In the end, it is usually not worth it to heavily optimise I/O operations, because they will typically be dominated by the time it takes to transfer the actual data to/from the hardware/peripherals.
As usual, start with profiling to make sure this part is indeed a bottleneck. Actually, FileSystem cache should make the small reads that you are doing not very expensive, however reading larger parts of the file to memory and then operating on memory might be (a little) faster.
In case (which i believe is extremely improbable) is that you need to save every CPU cycle, you might write your own fscanf variant, since you know the format of the string and you only need to support only one variant. But this improvement would bring low gains also, especially on modern CPUs.
The input looks like in various programming contests. In this case - optimize the algorithm, not the reading.
fgets() or fgetc() are faster, as they don't need to drag the whole formatting/variable argument list ballet of fscanf() into the program. Either one of those two functions will leave you with a manual character(s)-to-integer conversion however. Still, the program as whole will be much faster.
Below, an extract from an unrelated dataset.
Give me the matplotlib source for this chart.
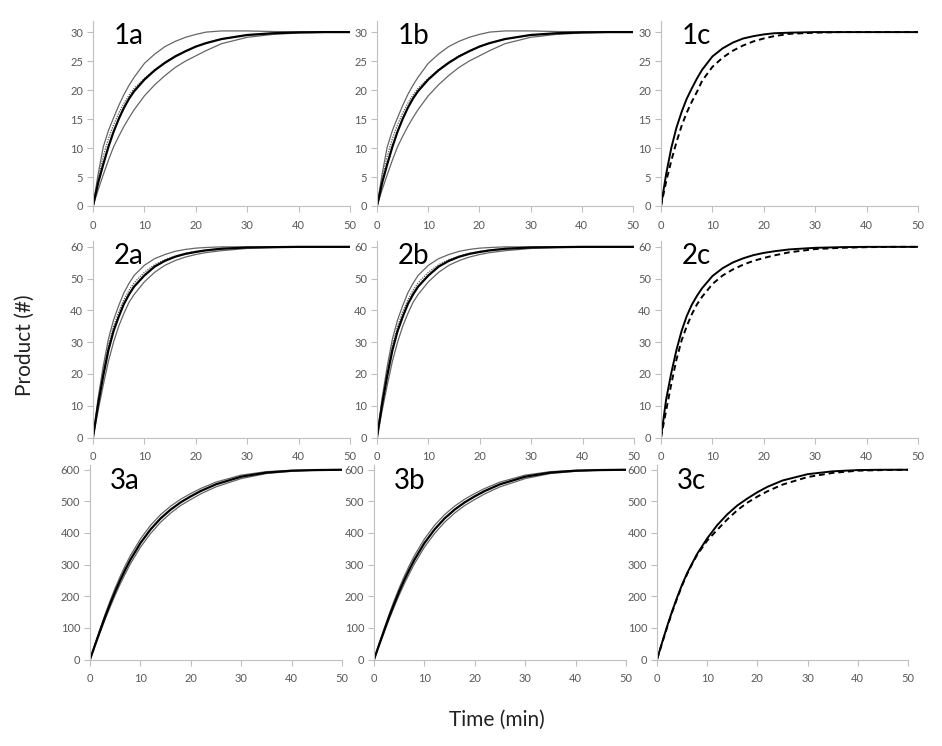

Not much hope to read file faster as it is a system call. But there is many ways to parse it faster than scanf with specialised code.
Checkout read and fread. As you practice for programming contests, you can ignore all warnings about disk IO buttle neck, cause files can be in memory or pipes from other processes generating tests "on-the-fly".
Put your tests into /dev/shm (new solution for tmpfs) or make test generator and pipe it.
I've found on programming contests, parsing numbers in manner to atoi can give much performance boost over scanf/fscanf (atoi might be not present, so be prepared to implement it by hand - it's easy).